Morning dining in Japan has its own rhythm, and hitting the right tempo will make your experience dramatically smoother.

**Timing matters more than you think.** Most breakfast spots are busiest between 7:30 and 8:30 a.m. on weekdays — that's the commuter rush. If you want a relaxed meal, arrive right at opening (often 6:00 or 6:30 a.m.) or after 9:00 a.m. On weekends, chains like Komeda and Ootoya fill up by 9:30 a.m. with families, so go early. Morning-menu cutoffs are strict: if the sign says breakfast ends at 11:00, at 11:01 it's the lunch menu and no amount of polite asking will change that.

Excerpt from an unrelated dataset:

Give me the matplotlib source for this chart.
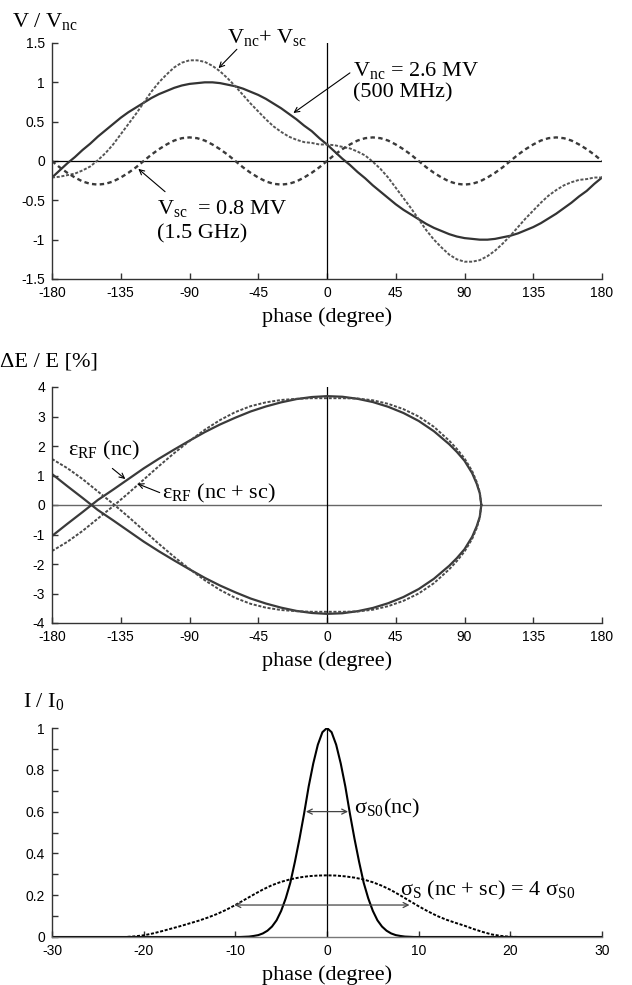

**The ticket machine (*kenbaiki*) is your friend.** At chains and standing noodle bars, you'll almost always order by buying a ticket from a machine near the entrance before sitting down. Look for buttons with photos or, increasingly, English labels. If you're stuck, the bottom-left button is often the cheapest or most basic option — that's usually safe. Put your money in first, then press. The machine gives change. Hand the ticket to staff or place it on the counter.

**Table etiquette in the morning is minimal but real.** Don't talk loudly — mornings are quiet in Japan, and the breakfast crowd is not in a social mood. Don't take up a four-person table if you're alone; sit at the counter. If there's a line, eat and leave — morning dining isn't for lingering unless you're in a kissaten. Water and tea are self-service at most places; look for a pitcher, a tea dispenser, or a water cooler near the entrance or against a wall.

**Natto deserves a note.** If you order a set that comes with natto, you're expected to mix it vigorously with the included mustard and soy sauce before eating it over rice. Locals mix it 30+ times. It will be slimy. This is correct.

> **Pro tip:** Say **"asa teishoku, kudasai"** (morning set meal, please) at any place with a counter and no ticket machine — even if you can't read the menu, this phrase will almost always get you something good. Pair it with pointing at what the person next to you is eating and you're set.